Le roman La femme et l´oiseau, porté par un langage poétique fin et chatoyant, met en scène une histoire qui nous envoûte dès les premières pages. Lorsque sa fille, Vina, est exclue du lycée pour avoir menacé un camarade de classe, Elisabeth, une productrice de documentaires, veuve, décide de se réfugier avec elle en Alsace chez Thomas, son grand-oncle. La jeune fille, une adolescente qui cherche ses repères et qui veut donner un sens à sa vie, sachant qu´une autre femme qu´Elisabeth, l´Indienne Anju Prasad, l´a portée dans son ventre, la jeune fille donc, qui, on l´a vu, répond au nom de Vina, est aussitôt fascinée par cet arrière grand-oncle, cet homme mystérieux qu´elle ne connaissait pas, qui communique avec les oiseaux et semble lire les pensées. Avant l´arrivée de sa petite-nièce et de la fille de celle-ci, Thomas ne partageait ses secrets qu´avec les faucons qu´il nourrissait chaque jour. Il est très vieux, il a 91 ans, et pourtant il semble un éternel jeune homme. Il se remémore souvent le temps où il fut un jeune soldat. Contre son gré puisqu´il fut enrôlé de force, à l´âge de 18 ans.

Thomas a fait partie avec son frère Alex des Malgré-nous, une réalité peu évoquée en dehors de l´Alsace.

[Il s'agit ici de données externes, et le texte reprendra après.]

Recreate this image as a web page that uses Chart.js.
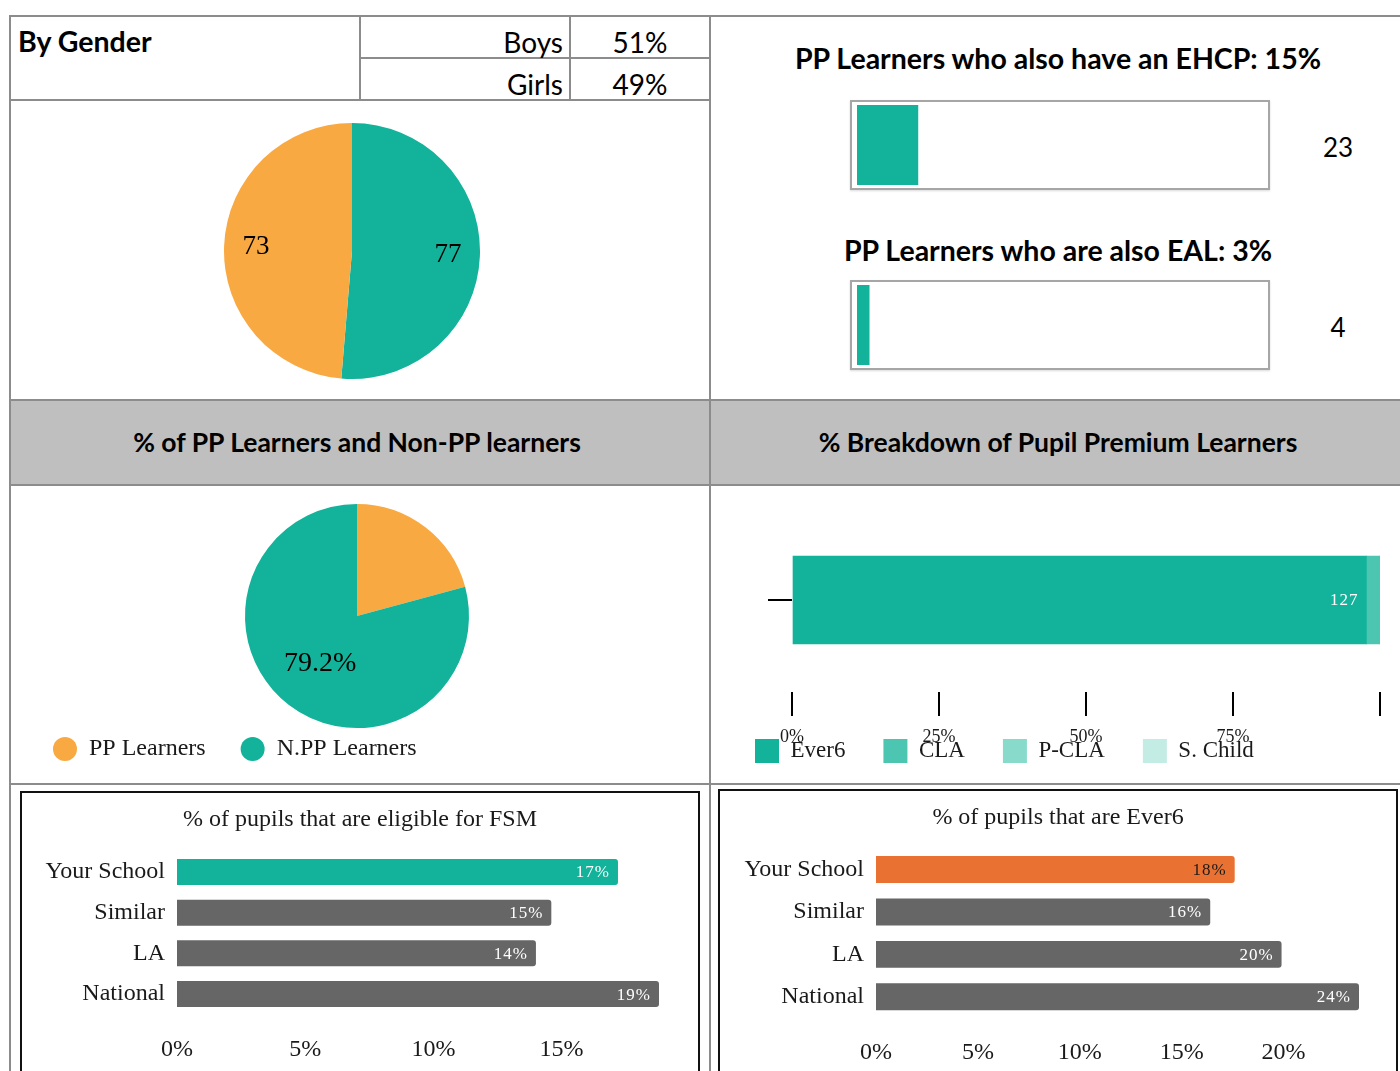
<!DOCTYPE html>
<html>
<head>
<meta charset="utf-8">
<script src="https://cdn.jsdelivr.net/npm/chart.js@4.4.0/dist/chart.umd.min.js"></script>
<style>
  body { margin: 0; width: 1400px; height: 1071px; overflow: hidden; background: #fff; position: relative; font-family: Lato, sans-serif; color: #000; }
  .ln { position: absolute; background: #8c8c8c; }
  .t { position: absolute; white-space: nowrap; transform: translate(-50%, -50%); }
  .r { position: absolute; white-space: nowrap; transform: translate(-100%, -50%); }
  .b { font-weight: bold; font-size: 28.5px; }
  .h { font-weight: bold; font-size: 26.5px; }
  .n { font-size: 28px; }
  .v { font-size: 26px; }
  canvas { position: absolute; }
  .box { position: absolute; border: 2px solid #111; box-sizing: border-box; }
  .meter { position: absolute; border: 2px solid #a6a6a6; box-sizing: border-box; box-shadow: 0 1px 2px rgba(0,0,0,.15); }
  .band { position: absolute; left: 9px; top: 399px; width: 1391px; height: 87px; background: #bfbfbf; border-top: 2px solid #8c8c8c; border-bottom: 2px solid #8c8c8c; box-sizing: border-box; }
</style>
</head>
<body>
<div class="band"></div>
<div class="ln" style="left:9px;top:15px;width:1391px;height:2px"></div>
<div class="ln" style="left:9px;top:15px;width:2px;height:1056px"></div>
<div class="ln" style="left:709px;top:15px;width:2px;height:1056px"></div>
<div class="ln" style="left:9px;top:99px;width:702px;height:2px"></div>
<div class="ln" style="left:359px;top:15px;width:2px;height:85px"></div>
<div class="ln" style="left:569px;top:15px;width:2px;height:85px"></div>
<div class="ln" style="left:359px;top:57px;width:352px;height:2px"></div>
<div class="ln" style="left:9px;top:783px;width:1391px;height:2px"></div>

<div class="b" style="position:absolute;left:18px;top:24px">By Gender</div>
<div id="g0" class="r n" style="left:563px;top:42px"></div>
<div id="p0" class="t n" style="left:640px;top:42px"></div>
<div id="g1" class="r n" style="left:563px;top:84px"></div>
<div id="p1" class="t n" style="left:640px;top:84px"></div>

<div id="f0" class="t b" style="left:1058px;top:58px"></div>
<div id="f1" class="t b" style="left:1058px;top:250px"></div>
<div id="c0" class="t v" style="left:1338px;top:147px"></div>
<div id="c1" class="t v" style="left:1338px;top:327px"></div>
<div class="meter" style="left:850px;top:100px;width:420px;height:90px"></div>
<div class="meter" style="left:850px;top:280px;width:420px;height:90px"></div>
<canvas id="meter0" width="406" height="80" style="left:857px;top:105px"></canvas>
<canvas id="meter1" width="406" height="80" style="left:857px;top:285px"></canvas>

<div class="t h" style="left:357px;top:442px">% of PP Learners and Non-PP learners</div>
<div class="t h" style="left:1058px;top:442px">% Breakdown of Pupil Premium Learners</div>

<canvas id="gender" width="256" height="256" style="left:224px;top:123px"></canvas>
<canvas id="pp" width="698" height="298" style="left:10px;top:486px"></canvas>
<canvas id="breakdown" width="688" height="298" style="left:712px;top:486px"></canvas>

<div class="box" style="left:20px;top:791px;width:680px;height:300px"></div>
<div class="box" style="left:718px;top:789px;width:680px;height:300px"></div>
<canvas id="fsm" width="676" height="278" style="left:22px;top:793px"></canvas>
<canvas id="ever6" width="676" height="280" style="left:720px;top:791px"></canvas>

<script>
const genderLabels = ['Boys', 'Girls'];
const genderCounts = [77, 73];

const flagTitles = ['PP Learners who also have an EHCP', 'PP Learners who are also EAL'];
const flagPercents = [15, 3];
const flagCounts = [23, 4];

const ppLabels = ['PP Learners', 'N.PP Learners'];
const ppCounts = [150, 571];

const breakdownLabels = ['Ever6', 'CLA', 'P-CLA', 'S. Child'];
const breakdownCounts = [127, 3, 0, 0];

const compareLabels = ['Your School', 'Similar', 'LA', 'National'];
const fsmValues = [17.2, 14.6, 14.0, 18.8];
const ever6Values = [17.6, 16.4, 19.9, 23.7];

const teal = '#12B39A';
const orange = '#F9A942';
const grey = '#666666';

Chart.defaults.font.family = "'Liberation Serif', serif";
Chart.defaults.color = '#1a1a1a';
Chart.defaults.animation = false;
Chart.defaults.responsive = false;
Chart.defaults.plugins.tooltip.enabled = false;

// table + text cells
const genderTotal = genderCounts.reduce((a, b) => a + b, 0);
genderLabels.forEach((g, i) => {
  document.getElementById('g' + i).textContent = g;
  document.getElementById('p' + i).textContent = Math.round(genderCounts[i] / genderTotal * 100) + '%';
});
flagTitles.forEach((t, i) => {
  document.getElementById('f' + i).textContent = t + ': ' + flagPercents[i] + '%';
  document.getElementById('c' + i).textContent = flagCounts[i];
});

const sliceLabels = (cfg) => ({
  id: 'sliceLabels',
  afterDatasetsDraw(chart) {
    const ctx = chart.ctx;
    const data = chart.data.datasets[0].data;
    const total = data.reduce((a, b) => a + b, 0);
    ctx.save();
    ctx.font = cfg.font;
    ctx.fillStyle = '#000';
    ctx.textAlign = 'center';
    ctx.textBaseline = 'middle';
    chart.getDatasetMeta(0).data.forEach((arc, i) => {
      const text = cfg.text(data[i], total, i);
      if (!text) return;
      const mid = (arc.startAngle + arc.endAngle) / 2;
      const r = arc.outerRadius * cfg.at;
      ctx.fillText(text, arc.x + Math.cos(mid) * r, arc.y + Math.sin(mid) * r);
    });
    ctx.restore();
  }
});

const barLabels = (cfg) => ({
  id: 'barLabels',
  afterDatasetsDraw(chart) {
    const ctx = chart.ctx;
    ctx.save();
    ctx.font = cfg.font;
    ctx.letterSpacing = '1px';
    ctx.textAlign = 'right';
    ctx.textBaseline = 'middle';
    chart.data.datasets.forEach((ds, d) => {
      chart.getDatasetMeta(d).data.forEach((bar, i) => {
        if (Math.abs(bar.x - bar.base) < 30) return;
        ctx.fillStyle = cfg.color(d, i);
        ctx.fillText(cfg.text(ds.data[i], d, i), bar.x - cfg.pad, bar.y + 1);
      });
    });
    ctx.restore();
  }
});

// x tick labels that hang below the tick marks, over the legend
const hangingTicks = (cfg) => ({
  id: 'hangingTicks',
  afterDraw(chart) {
    const s = chart.scales.x;
    const ctx = chart.ctx;
    ctx.save();
    ctx.font = cfg.font;
    ctx.fillStyle = '#1a1a1a';
    ctx.textAlign = 'center';
    ctx.textBaseline = 'top';
    s.ticks.forEach((t) => {
      const text = cfg.text(t.value);
      if (text) ctx.fillText(text, s.getPixelForValue(t.value), s.top + cfg.offset);
    });
    ctx.restore();
  }
});

// title centred on the whole canvas, not on the padded layout box
const canvasTitle = (cfg) => ({
  id: 'canvasTitle',
  afterDraw(chart) {
    const ctx = chart.ctx;
    ctx.save();
    ctx.font = cfg.font;
    ctx.fillStyle = '#1a1a1a';
    ctx.textAlign = 'center';
    ctx.textBaseline = 'middle';
    ctx.fillText(cfg.text, chart.width / 2, cfg.y);
    ctx.restore();
  }
});

new Chart(document.getElementById('gender'), {
  type: 'pie',
  data: {
    labels: genderLabels,
    datasets: [{ data: genderCounts, backgroundColor: [teal, orange], borderWidth: 0 }]
  },
  options: { plugins: { legend: { display: false } } },
  plugins: [sliceLabels({ font: "27px 'Liberation Serif'", at: 0.75, text: (v) => String(v) })]
});

new Chart(document.getElementById('pp'), {
  type: 'pie',
  data: {
    labels: ppLabels,
    datasets: [{ data: ppCounts, backgroundColor: [orange, teal], borderWidth: 0, radius: 112 }]
  },
  options: {
    layout: { padding: { left: 8, right: 12, top: 44, bottom: 13 } },
    plugins: {
      legend: {
        position: 'bottom', align: 'start',
        labels: { usePointStyle: true, pointStyle: 'circle', pointStyleWidth: 24, boxHeight: 17, padding: 35, font: { size: 24 }, color: '#1a1a1a' }
      }
    }
  },
  plugins: [sliceLabels({ font: "28px 'Liberation Serif'", at: 0.54, text: (v, total, i) => i === 1 ? (v / total * 100).toFixed(1) + '%' : '' })]
});

const breakdownTotal = breakdownCounts.reduce((a, b) => a + b, 0);
const breakdownColors = [teal, '#4CC6B1', '#88DACB', '#C3ECE5'];
new Chart(document.getElementById('breakdown'), {
  type: 'bar',
  data: {
    labels: [''],
    datasets: breakdownLabels.map((lab, i) => ({
      label: lab,
      data: [breakdownCounts[i] / breakdownTotal * 100],
      backgroundColor: breakdownColors[i],
      barThickness: 88
    }))
  },
  options: {
    indexAxis: 'y',
    layout: { padding: { left: 5, right: 20, top: 22, bottom: 11 } },
    plugins: {
      legend: {
        position: 'bottom', align: 'start',
        labels: { boxWidth: 24, boxHeight: 24, padding: 38, font: { size: 23 }, color: '#1a1a1a' }
      }
    },
    scales: {
      x: {
        stacked: true, min: 0, max: 100,
        border: { display: false },
        grid: { drawOnChartArea: false, tickLength: 24, color: '#000', lineWidth: 2 },
        ticks: { stepSize: 25, display: false },
        afterFit: (s) => { s.height = 9; }
      },
      y: {
        stacked: true,
        border: { display: false },
        grid: { drawOnChartArea: false, offset: false, tickLength: 24, color: '#000', lineWidth: 2 },
        ticks: { display: false },
        afterFit: (s) => { s.width = 75; }
      }
    }
  },
  plugins: [
    barLabels({ font: "17px 'Liberation Serif'", pad: 8, color: () => '#fff', text: (v, d) => String(breakdownCounts[d]) }),
    hangingTicks({ font: "18px 'Liberation Serif'", offset: 36, text: (v) => v < 100 ? v + '%' : '' })
  ]
});

function meterChart(id, pct) {
  new Chart(document.getElementById(id), {
    type: 'bar',
    data: { labels: [''], datasets: [{ data: [pct], backgroundColor: teal, barPercentage: 1, categoryPercentage: 1 }] },
    options: {
      indexAxis: 'y',
      plugins: { legend: { display: false } },
      scales: { x: { display: false, min: 0, max: 100 }, y: { display: false } }
    }
  });
}
meterChart('meter0', flagPercents[0]);
meterChart('meter1', flagPercents[1]);

function compareChart(id, title, values, firstColor, firstText, lay) {
  new Chart(document.getElementById(id), {
    type: 'bar',
    data: {
      labels: compareLabels,
      datasets: [{
        data: values,
        backgroundColor: values.map((v, i) => i === 0 ? firstColor : grey),
        borderRadius: 3, borderSkipped: 'start',
        barPercentage: lay.bar, categoryPercentage: 1
      }]
    },
    options: {
      indexAxis: 'y',
      layout: { padding: { right: lay.right, top: lay.top } },
      plugins: { legend: { display: false } },
      scales: {
        x: {
          min: 0, max: Math.max(...values),
          grid: { display: false, drawTicks: false }, border: { display: false },
          ticks: { stepSize: 5, includeBounds: false, padding: lay.tickPad, font: { size: 24 }, callback: (v) => v + '%' },
          afterFit: (s) => { s.height = lay.xHeight; }
        },
        y: {
          grid: { display: false, drawTicks: false }, border: { display: false },
          ticks: { font: { size: 24 }, padding: 12 },
          afterFit: (s) => { s.width = lay.yWidth; }
        }
      }
    },
    plugins: [
      barLabels({ font: "17px 'Liberation Serif'", pad: 8, color: (d, i) => i === 0 ? firstText : '#fff', text: (v) => Math.round(v) + '%' }),
      canvasTitle({ text: title, font: "24px 'Liberation Serif'", y: 27 })
    ]
  });
}

compareChart('fsm', '% of pupils that are eligible for FSM', fsmValues, teal, '#fff',
  { right: 39, top: 58.6, tickPad: 21, xHeight: 56.6, yWidth: 155, bar: 0.64 });
compareChart('ever6', '% of pupils that are Ever6', ever6Values, '#E97132', '#1a1a1a',
  { right: 37, top: 57.3, tickPad: 20, xHeight: 53, yWidth: 156, bar: 0.635 });
</script>
</body>
</html>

Les Malgré-nous étaient des Mosellans et des Alsaciens qui, pendant la Seconde Guerre Mondiale, ont été contraints de rejoindre la Wehrmacht, l´armée allemande. Ils étaient pris dans une guerre qui n´était pas la leur. Certains Alsaciens et Mosellans simulaient des accidents pour ne pas avoir à porter l´uniforme allemand : des pieds et des mains écrasés (par des marteaux, entre deux portes) qui les rendaient parfois inaptes à vie, des hépatites soudaines, enfin boire de l´huile chaude ou du vin glacé. Pour Thomas et Alex, c´était trop tard, un officier les ayant vus couper du bois devant la maison. Depuis la fin de la guerre, les Malgré-nous ont quand même fini par bénéficier heureusement des mêmes droits que les Français ayant combattu dans l´armée française.

Dans le roman, c´est l´expérience de guerre de Thomas qui lui a permis de comprendre le langage des oiseaux et de lire les pensées. Il fut pris par les Russes et interné, avec son frère Alex, au camp de Tambov : «Sous les lueurs de l´aube, le camp de Tambov ressemblait à un village à moitié enterré, car seul le haut des baraques de bois émergeait du sol. Comme des maisons de pain d´épice et de sorcière, aux trois quarts enfouies dans la terre, attendant ceux qui se perdaient dans la forêt».

Vina s´identifie de plus en plus à cet arrière grand-oncle dont la figure et l´expérience de vie la renvoient à des leçons de physique qui lui avaient causé une grosse impression : «Elle avait attendu ce moment tout l´après-midi. Le moment de se retrouver seule avec lui pour lui poser les questions dérangeantes qui n´avaient pas cessé de tourner dans sa tête depuis qu´ils avaient redescendu la colline. Depuis qu´elle avait eu le sentiment de marcher dans sa mémoire juste à côté de lui. Est-ce que ce genre de choses était vraiment possible ? Est-ce qu´on pouvait voyager dans les souvenirs de quelqu´un d´autre, ou se rappeler des choses dont on ne pouvait pas se rappeler ? Des choses dont on était beaucoup trop jeune pour se souvenir. Comme si le passé était un film aux couleurs violentes tout d´un coup projeté devant vous ? Le prof de physique leur avait parlé, une fois, de ces hypothèses selon lesquelles le temps n´existe pas vraiment. Du moins pas tel qu´on le perçoit habituellement».


Roman de la douleur, mais aussi de la nature, de la liberté, de la grandeur retrouvée, La femme et l´oiseau est indiscutablement un des livres de la rentrée à ne pas manquer.


Isabelle Sorente, La femme et l'oiseau, éditions Jean-Claude Lattès, Paris, août 2021.